Having a Personal Protection Order may provide you with some relief in that certain boundaries are drawn, but what can you do if those boundaries are crossed? This article will tell you what you can do if someone has breached a Personal Protection Order.
The purpose of a Personal Protection Order (“PPO”) is to give you a peace of mind and to give you some form of protection, such in as cases of divorce in singapore where family violence is or is likely to be committed. However, it is very important to know what you can do to protect yourself and/or enhance the PPO in a case where the PPO is breached.
It is an offence to breach a PPO

It is an offence for the person whom you obtained the PPO against (“the Defendant”) to breach the PPO or the expedited PPO. You should report any breach of PPO to the police. If the Defendant is found guilty of breaching the PPO, the punishment is a fine of up to $2,000.00, or imprisonment for a period of up to 6 months, or both. 

If the Defendant breaches the PPO again, the punishment is more severe. The Defendant can be fined up to $5,000.00, or be imprisoned for a period of up to 12 months, or both. 

Additional orders after breach of PPO 

When a PPO is breached, the Court can also make additional orders against the Defendant. Such additional orders will enhance the PPO to make it more effective.

The Defendant lives with me and has breached the PPO, what can I do?

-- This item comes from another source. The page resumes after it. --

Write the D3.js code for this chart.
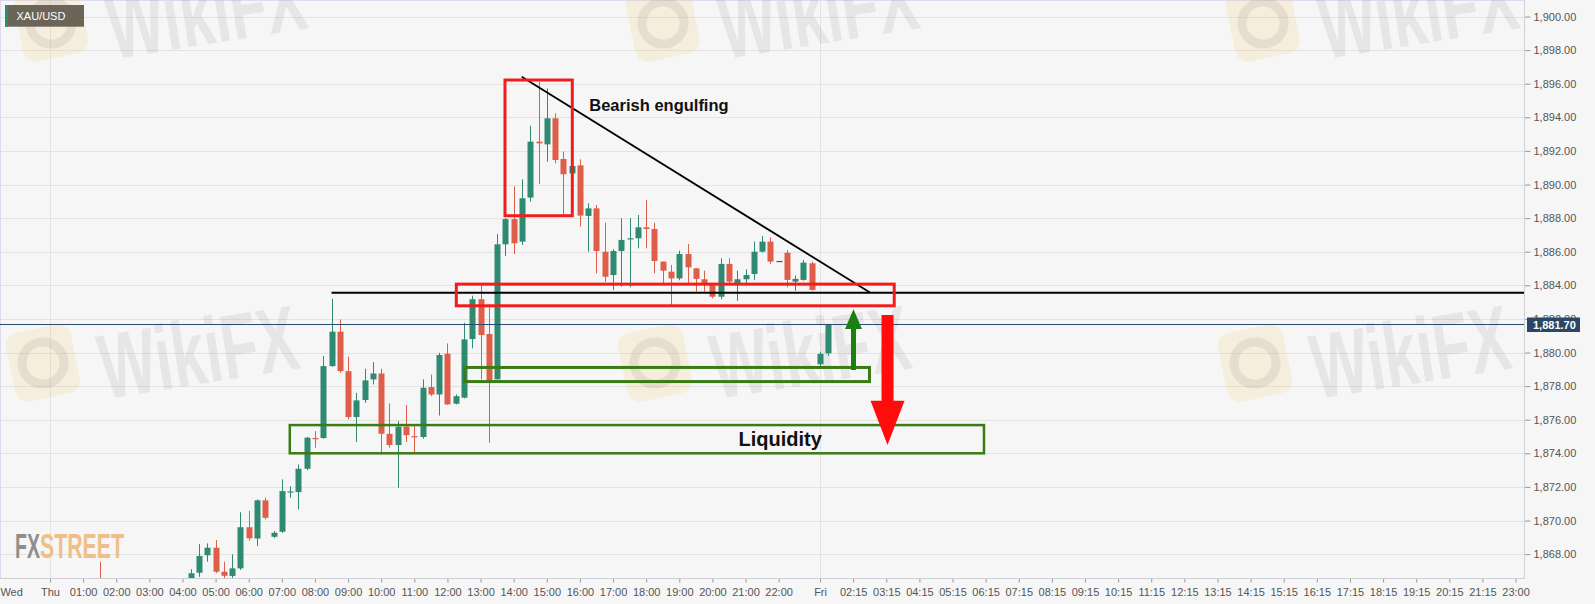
<!DOCTYPE html>
<html><head><meta charset="utf-8">
<script src="https://cdn.jsdelivr.net/npm/d3@7"></script>
<style>html,body{margin:0;padding:0;background:#f6f6f6;overflow:hidden}svg{display:block}</style>
</head><body><svg id="c" width="1595" height="604"></svg>
<script>
// ---------- DATA ----------
const symbol = "XAU/USD";
const lastPrice = 1881.70;
// 15-minute slots counted from Thursday 00:00
const slots  = [6,17,18,19,20,21,22,23,24,25,26,27,28,29,30,31,32,33,34,35,36,37,38,39,40,41,42,43,44,45,46,47,48,49,50,51,52,53,54,55,56,57,58,59,60,61,62,63,64,65,66,67,68,69,70,71,72,73,74,75,76,77,78,79,80,81,82,83,84,85,86,87,88,89,90,91,92,93,94];
const opens  = [1866.3,1866.4,1866.89,1867.93,1868.38,1866.95,1866.70,1867.15,1869.60,1868.93,1871.20,1869.03,1869.33,1871.69,1871.69,1873.08,1874.91,1874.91,1879.19,1881.24,1878.89,1876.16,1877.17,1878.40,1878.75,1875.16,1874.49,1875.58,1875.02,1874.97,1877.94,1877.50,1879.93,1876.95,1877.31,1880.80,1883.17,1881.10,1878.40,1886.44,1887.94,1886.60,1889.22,1892.55,1892.39,1893.94,1891.52,1890.66,1891.14,1888.13,1888.58,1886.00,1884.61,1886.04,1886.76,1886.80,1887.45,1887.35,1885.41,1884.81,1884.41,1885.86,1885.01,1884.36,1884.12,1883.32,1885.27,1884.02,1884.36,1884.67,1886.00,1886.60,1885.45,1885.94,1884.22,1884.32,1885.31,1879.30,1879.95];
const highs  = [1867.55,1867.1,1868.60,1868.64,1868.84,1867.55,1867.99,1870.49,1870.57,1871.25,1871.35,1869.37,1872.45,1872.05,1873.34,1874.98,1875.32,1879.79,1883.2,1881.97,1879.75,1877.6,1879.03,1879.43,1879.03,1876.97,1875.92,1876.87,1875.62,1878.40,1878.69,1879.98,1880.54,1877.50,1881.77,1883.38,1884.02,1882.87,1887.05,1888.0,1889.89,1890.31,1893.5,1896.12,1895.72,1894.24,1891.96,1891.2,1891.5,1888.88,1888.78,1887.73,1886.15,1887.99,1887.99,1888.18,1889.08,1887.73,1885.41,1885.21,1886.06,1886.46,1885.01,1884.87,1884.12,1885.61,1885.61,1884.87,1884.95,1886.60,1886.93,1886.85,1885.45,1886.10,1884.58,1885.51,1885.41,1880.05,1881.70];
const lows   = [1865.0,1866.2,1866.65,1867.55,1866.86,1866.55,1866.55,1867.05,1868.80,1868.48,1870.06,1868.97,1869.27,1871.35,1870.66,1873.0,1874.33,1874.87,1879.15,1878.79,1876.02,1874.67,1877.0,1878.10,1873.93,1874.33,1871.95,1874.67,1874.03,1874.87,1877.40,1876.25,1876.88,1876.91,1877.27,1880.25,1878.40,1874.63,1878.40,1885.74,1885.85,1886.40,1888.98,1890.03,1891.36,1891.26,1888.19,1890.6,1887.49,1886.0,1884.71,1884.21,1883.72,1883.92,1883.88,1886.2,1886.2,1884.71,1884.12,1882.73,1884.30,1884.12,1883.62,1883.62,1883.22,1883.17,1884.02,1883.08,1883.96,1884.32,1885.95,1885.27,1885.45,1883.88,1883.68,1884.28,1883.68,1879.16,1879.80];
const closes = [1865.9,1866.86,1867.89,1868.38,1866.95,1866.71,1867.15,1869.60,1868.94,1871.20,1870.16,1869.27,1871.75,1871.73,1873.08,1874.93,1874.87,1879.19,1881.24,1878.89,1876.16,1877.15,1878.34,1878.75,1875.16,1874.49,1875.58,1875.08,1874.95,1877.90,1877.50,1879.85,1876.91,1877.40,1880.78,1883.17,1881.04,1878.36,1886.44,1887.94,1886.50,1889.18,1892.55,1892.45,1893.94,1891.46,1890.61,1891.10,1888.15,1888.58,1886.04,1884.51,1886.04,1886.70,1886.80,1887.45,1887.35,1885.45,1884.87,1884.41,1885.86,1885.07,1884.38,1884.12,1883.32,1885.27,1884.22,1884.36,1884.61,1886.00,1886.60,1885.41,1885.45,1884.32,1884.38,1885.35,1883.72,1879.92,1881.70];

const yTicks = [1868,1870,1872,1874,1876,1878,1880,1882,1884,1886,1888,1890,1892,1894,1896,1898,1900];
const xTickLabels = ["Wed","Thu","01:00","02:00","03:00","04:00","05:00","06:00","07:00","08:00","09:00","10:00","11:00","12:00","13:00","14:00","15:00","16:00","17:00","18:00","19:00","20:00","21:00","22:00","Fri","02:15","03:15","04:15","05:15","06:15","07:15","08:15","09:15","10:15","11:15","12:15","13:15","14:15","15:15","16:15","17:15","18:15","19:15","20:15","21:15","23:00"];
const xTickSlots  = [-4.7,0,4,8,12,16,20,24,28,32,36,40,44,48,52,56,60,64,68,72,76,80,84,88,93,97,101,105,109,113,117,121,125,129,133,137,141,145,149,153,157,161,165,169,173,177];
const dayBreakSlots = [0,93];

// annotations (slot, price)
const supportLine   = {s0:34.0, v:1883.56};
const trendLine     = {s0:56.97, v0:1896.42, s1:99.03, v1:1883.57};
const engulfBox     = {s0:54.95, s1:63.08, top:1896.22, bottom:1888.14};
const resistBox     = {s0:49.07, s1:101.96, top:1884.07, bottom:1882.78};
const supportBox    = {s0:50.08, s1:98.97, top:1879.11, bottom:1878.27};
const liquidityBox  = {s0:28.96, s1:112.8, top:1875.68, bottom:1874.0};
const labels = [{text:"Bearish engulfing", s:65.13, v:1894.40, size:16.5},
                {text:"Liquidity", s:83.15, v:1874.43, size:20}];
const upArrow   = {s:97.04, from:1878.96, headBase:1881.40, tip:1882.57};
const downArrow = {s:101.15, from:1882.23, headBase:1877.13, tip:1874.49};

// ---------- CHART ----------
const W = 1595, H = 604;
const plotR = 1524, plotB = 578;
const FONT = "'Liberation Sans', Arial, sans-serif";
const svg = d3.select("#c");
const x = d3.scaleLinear().domain([0,177]).range([50, 50+177*8.28]);
const y = d3.scaleLinear().domain([1868,1900]).range([554.1,16.5]);

svg.append("rect").attr("width",W).attr("height",H).attr("fill","#f6f6f6");
svg.append("defs").append("clipPath").attr("id","pc").append("rect")
  .attr("x",0).attr("y",0).attr("width",plotR).attr("height",plotB);

// grid
const grid = svg.append("g");
grid.selectAll("line.h").data(yTicks).join("line")
  .attr("x1",0).attr("x2",plotR)
  .attr("y1",d=>Math.round(y(d))+0.5).attr("y2",d=>Math.round(y(d))+0.5)
  .attr("stroke","#e3e3e3").attr("stroke-width",1);
grid.selectAll("line.v").data(dayBreakSlots).join("line")
  .attr("y1",0).attr("y2",plotB)
  .attr("x1",d=>Math.round(x(d))+0.5).attr("x2",d=>Math.round(x(d))+0.5)
  .attr("stroke","#e3e3e3").attr("stroke-width",1);
// lavender frame top/left
svg.append("line").attr("x1",0).attr("x2",plotR).attr("y1",0.5).attr("y2",0.5).attr("stroke","#dcdcef");
svg.append("line").attr("x1",0.5).attr("x2",0.5).attr("y1",0).attr("y2",plotB).attr("stroke","#dcdcef");

// watermark
const wm = svg.append("g").attr("clip-path","url(#pc)");
const wmCols = [0,612,1212], wmRows = [{dx:8,dy:-340},{dx:0,dy:0}];
wmRows.forEach(r=>wmCols.forEach(cx=>{
  const g = wm.append("g");
  const lg = g.append("g").attr("transform",`translate(${43+cx+r.dx},${363+r.dy}) rotate(-12)`);
  lg.append("rect").attr("x",-33).attr("y",-35).attr("width",66).attr("height",70).attr("rx",13)
    .attr("fill","rgba(250,200,100,0.17)");
  lg.append("circle").attr("r",21).attr("fill","none").attr("stroke","rgba(120,105,105,0.13)").attr("stroke-width",9);
  g.append("g").attr("transform",`translate(${198+cx+r.dx},${351+r.dy}) rotate(-9)`)
   .append("text").attr("x",0).attr("y",33).attr("text-anchor","middle")
   .attr("font-family",FONT).attr("font-weight","bold").attr("font-size",92)
   .attr("textLength",200).attr("lengthAdjust","spacingAndGlyphs")
   .attr("fill","rgba(110,95,95,0.11)").text("WikiFX");
}));

// candles
const data = slots.map((s,i)=>({s,o:opens[i],h:highs[i],l:lows[i],c:closes[i]}));
const UP = "#2f8a72", DN = "#df5e49";
const cg = svg.append("g").attr("clip-path","url(#pc)");
const col = d=> d.c>d.o?UP:(d.c<d.o?DN:"#555");
cg.selectAll("line.w").data(data).join("line")
  .attr("x1",d=>Math.round(x(d.s))+0.5).attr("x2",d=>Math.round(x(d.s))+0.5)
  .attr("y1",d=>y(d.h)).attr("y2",d=>y(d.l)).attr("stroke",col).attr("stroke-width",1);
cg.selectAll("rect.b").data(data).join("rect")
  .attr("x",d=>Math.round(x(d.s))-2.5).attr("width",6)
  .attr("y",d=>y(Math.max(d.o,d.c)))
  .attr("height",d=>Math.max(1.2,Math.abs(y(d.o)-y(d.c))))
  .attr("fill",col);

// price line
const py = Math.round(y(lastPrice))+0.5;
svg.append("line").attr("x1",0).attr("x2",plotR).attr("y1",py).attr("y2",py)
  .attr("stroke","#2c4a6b").attr("stroke-width",1);

// annotations
const an = svg.append("g").attr("clip-path","url(#pc)");
an.append("line").attr("x1",x(supportLine.s0)).attr("x2",plotR)
  .attr("y1",y(supportLine.v)).attr("y2",y(supportLine.v)).attr("stroke","#000").attr("stroke-width",2);
an.append("line").attr("x1",x(trendLine.s0)).attr("y1",y(trendLine.v0))
  .attr("x2",x(trendLine.s1)).attr("y2",y(trendLine.v1)).attr("stroke","#000").attr("stroke-width",1.8);
function box(b,color,w){
  an.append("rect").attr("x",x(b.s0)).attr("y",y(b.top))
    .attr("width",x(b.s1)-x(b.s0)).attr("height",y(b.bottom)-y(b.top))
    .attr("fill","none").attr("stroke",color).attr("stroke-width",w);
}
box(engulfBox,"#f21c1c",3);
box(resistBox,"#f21c1c",3);
box(supportBox,"#3a7b14",3);
box(liquidityBox,"#3a7b14",2.5);
labels.forEach(l=>{
  an.append("text").attr("x",x(l.s)).attr("y",y(l.v)).attr("font-family",FONT)
    .attr("font-weight","bold").attr("font-size",l.size).attr("fill","#111").text(l.text);
});
function arrow(a,color,shaftW,headW){
  const cx=x(a.s), y0=y(a.from), yb=y(a.headBase), yt=y(a.tip);
  const pts=[[cx-shaftW/2,y0],[cx-shaftW/2,yb],[cx-headW/2,yb],[cx,yt],[cx+headW/2,yb],[cx+shaftW/2,yb],[cx+shaftW/2,y0]];
  an.append("path").attr("d",d3.line()(pts)+"Z").attr("fill",color);
}
arrow(upArrow,"#1a800f",5,17);
arrow(downArrow,"#ff0d0d",12,34);

// right axis
const ra = svg.append("g").attr("transform",`translate(${plotR+0.5},0)`)
  .call(d3.axisRight(y).tickValues(yTicks).tickSize(6).tickPadding(3).tickFormat(d3.format(",.2f")));
ra.select(".domain").remove();
ra.selectAll(".tick line").attr("stroke","#9a9a9a");
ra.selectAll("text").attr("font-family",FONT).attr("font-size",11).attr("fill","#555");
svg.append("line").attr("x1",plotR+0.5).attr("x2",plotR+0.5).attr("y1",0).attr("y2",plotB)
  .attr("stroke","#cfcfd6");

// bottom axis
const ba = svg.append("g").attr("transform",`translate(0,${plotB+0.5})`)
  .call(d3.axisBottom(x).tickValues(xTickSlots).tickSize(4).tickPadding(6).tickFormat((d,i)=>xTickLabels[i]));
ba.select(".domain").remove();
ba.selectAll(".tick line").attr("stroke","#9a9a9a");
ba.selectAll(".tick").filter((d,i)=>i===0).select("line").remove();
ba.selectAll("text").attr("font-family",FONT).attr("font-size",11).attr("fill","#555");
svg.append("line").attr("x1",0).attr("x2",plotR+1).attr("y1",plotB+0.5).attr("y2",plotB+0.5)
  .attr("stroke","#cfcfd6");

// last price tag
svg.append("rect").attr("x",1527).attr("y",py-7).attr("width",53).attr("height",14.5).attr("fill","#2a4766");
svg.append("text").attr("x",1533).attr("y",py+4).attr("font-family",FONT).attr("font-weight","bold")
  .attr("font-size",11).attr("fill","#fff").text(d3.format(",.2f")(lastPrice));

// symbol label
svg.append("rect").attr("x",5).attr("y",5).attr("width",79).attr("height",21.7).attr("fill","#6a6558");
svg.append("rect").attr("x",5).attr("y",5).attr("width",3).attr("height",21.7).attr("fill","#2e8b6e");
svg.append("text").attr("x",16.5).attr("y",20).attr("font-family",FONT).attr("font-size",11)
  .attr("fill","#fff").text(symbol);

// FXSTREET logo
svg.append("text").attr("x",15).attr("y",558.3).attr("font-family","'Liberation Sans Narrow', 'Liberation Sans', Arial, sans-serif")
  .attr("font-weight","bold").attr("font-size",35).attr("textLength",25).attr("lengthAdjust","spacingAndGlyphs")
  .attr("fill","#8e8e8e").text("FX");
svg.append("text").attr("x",40).attr("y",558.3).attr("font-family","'Liberation Sans Narrow', 'Liberation Sans', Arial, sans-serif")
  .attr("font-weight","bold").attr("font-size",35).attr("textLength",84).attr("lengthAdjust","spacingAndGlyphs")
  .attr("fill","#f0be88").text("STREET");
</script></body></html>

An additional order that the Court can make is theDomestic Exclusion Order (“DEO”). If a DEOis granted in your favour, the Defendant will be excluded from your shared residence, or may be excluded from a part of that shared residence, such as your room. The Defendant can be prevented from entering these areas even if the residence is solely owned/leased by him/her.

Prosecution for fresh acts of violence after PPO is issued

If further acts of family violence are committed, you should make a police report about such acts as they can be considered commissions of new offences. The Defendant can be prosecuted for such new offences. Consult a good family lawyer in Singapore regarding such cases in order to best advance and protect your legal rights.

Case study – Acts of violence after PPO was issued

In an unreported case, Ms A applied for a PPO against Mr B to restrain Mr B from using family violence against her and her 3-year old daughter. Ms A was granted the PPO. Sometime after the PPO was awarded, Ms A filed a police report stating that Mr B had committed offences against herself and her daughter. These offences included voluntarily causing hurt with a knife.

Mr B was prosecuted and the Court found that Mr B had committed criminal offences. Although the injuries caused to Ms A and/or her daughter were not very serious and Ms A was no longer living with Mr B, the Court still found Mr B’s breach of the PPO very serious and sentenced Mr B to 15 months’ imprisonment and 3 strokes of the cane for breaching the PPO and for voluntarily causing hurt.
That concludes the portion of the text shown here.